Herança

Ultimamente, ouve-se muito falar em genética e em código genético, mais em particular. E depois aparecem sempre uns senhores com uns gráficos muito complicados a mostrar como é o código genético e há outros, de bata branca, que colocam um cotonete na boca das pessoas para analisarem o dito. E tudo isto é muito científico, tudo isto é muito exato e tudo isto falha com uma facilidade confrangedora.

O meu pai, que é o meu herói e o meu ídolo e o homem cujas passadas tendo seguir com o insucesso simples, básico e admitido de não ser eu tanto homem quanto ele foi, tinha um código genético, como todos nós. Acontece, e esta é a particularidade deste texto, que o código genético do meu pai está vivo e a comprovação deste facto não carece de microscópio, nem tubo de ensaio, nem raio laser. Pode ser feita à vista desarmada.

O código genético do meu pai vive no meu Tio Toneca, seu irmão mais novo, o mais novo de três, de resto. O meu Tio Toneca é desses raros seres humanos cujo traço mais evidente do caráter é a afabilidade. Como diziam do meu pai, dizem dele: "O senhor Videira é muito simpático." E é! É um homem predisposto ao entendimento, ao acordo, a agir sempre pelo bem e pelo caminho da luz. É um homem que nos abre um sorriso, estende um aperto de mão e nos estreita entre os braços e diz como se a vida toda dependesse da resposta a essa pergunta, Então rapaz, está tudo bem contigo?
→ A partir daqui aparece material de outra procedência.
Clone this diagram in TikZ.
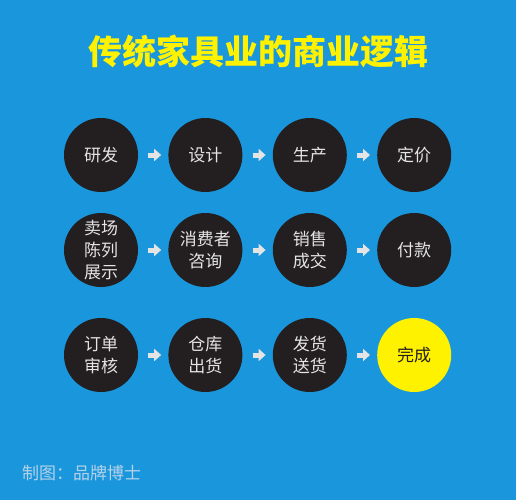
\documentclass[tikz,border=0pt]{standalone}
\usepackage{fontspec}
\usepackage{xcolor}
\usepackage{tikz}
\usetikzlibrary{arrows.meta,positioning}
\setmainfont{Noto Sans CJK SC}

\definecolor{bgblue}{HTML}{1A96DC}
\definecolor{titleyellow}{HTML}{FFF200}
\definecolor{stepdark}{HTML}{231F20}
\definecolor{arrowgray}{HTML}{E4E4E4}
\definecolor{creditgray}{HTML}{B4D2EA}

\begin{document}
\begin{tikzpicture}[x=1pt, y=-1pt,
    stepnode/.style={circle, fill=stepdark, text=arrowgray, minimum size=74pt, inner sep=0pt,
        align=center, font=\fontsize{17}{22}\selectfont},
    donenode/.style={stepnode, fill=titleyellow, text=stepdark},
    flow/.style={arrowgray, line width=5pt, shorten <=10pt, shorten >=7pt,
        -{Triangle[length=7pt, width=12pt]}}]
    % Background
    \fill[bgblue] (0,0) rectangle (516,500);
    \useasboundingbox (0,0) rectangle (516,500);

    % Title
    \node[titleyellow, font=\fontsize{34}{36}\bfseries\selectfont] (title) at (258,52) {传统家具业的商业逻辑};

    % First row
    \node[stepnode] (yanfa) at (101,155) {研发};
    \node[stepnode, right=30pt of yanfa] (sheji) {设计};
    \node[stepnode, right=30pt of sheji] (shengchan) {生产};
    \node[stepnode, right=30pt of shengchan] (dingjia) {定价};

    % Second row
    \node[stepnode] (zhanshi) at (101,250) {卖场\\陈列\\展示};
    \node[stepnode, right=30pt of zhanshi] (zixun) {消费者\\咨询};
    \node[stepnode, right=30pt of zixun] (chengjiao) {销售\\成交};
    \node[stepnode, right=30pt of chengjiao] (fukuan) {付款};

    % Third row
    \node[stepnode] (shenhe) at (101,355) {订单\\审核};
    \node[stepnode, right=30pt of shenhe] (chuhuo) {仓库\\出货};
    \node[stepnode, right=30pt of chuhuo] (songhuo) {发货\\送货};
    \node[donenode, right=30pt of songhuo] (wancheng) {完成};

    % Arrows
    \foreach \a/\b in {yanfa/sheji, sheji/shengchan, shengchan/dingjia,
                       zhanshi/zixun, zixun/chengjiao, chengjiao/fukuan,
                       shenhe/chuhuo, chuhuo/songhuo, songhuo/wancheng} {
        \draw[flow] (\a) -- (\b);
    }

    % Credit
    \node[creditgray, anchor=west, inner sep=0pt, font=\fontsize{17}{20}\selectfont] (credit) at (22,473) {制图：品牌博士};
\end{tikzpicture}
\end{document}
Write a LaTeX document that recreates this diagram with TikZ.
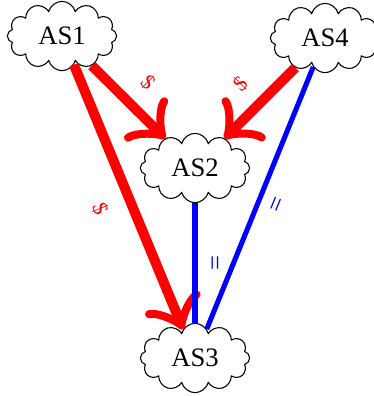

Gosta de nos receber e recebe sempre com entusiasmo e um enternecedor sentido de partilha. Há muito tempo, já, que tenho por este tio, do lado paterno da família, um carinho muito grande. Mas foi depois do falecimento do meu pai que eu me apercebi com maior intensidade da herança do código genético. Na altura pensei que era eu o seu herdeiro. Mas não sou. Talvez venha a ser um dia. Por enquanto, o Tio Toneca é o seu fiel depositário. É com ele que está o sentido de justiça e preservação, o espírito de família, a generosidade  do ser. Por vezes, brincamos com ele por ser baixinho, sobretudo ao lado da Tia Hilda, sua improvável, mas consistente e intrépida companheira de mais de 50 anos e ele remata sempre com o aforismo popular "Os homens não se medem aos palmos!". E não! A sua estatura humana é inexcedível e à vista desarmada, sem outros instrumentos de medição, se percebe que habita no Tio Toneca o código genético do meu pai. E, de tudo o que podia dizer-lhe para felicitá-lo, hoje, porque faz anos, esta constatação é a mais preciosa das felicitações, o mais valioso dos tesouros.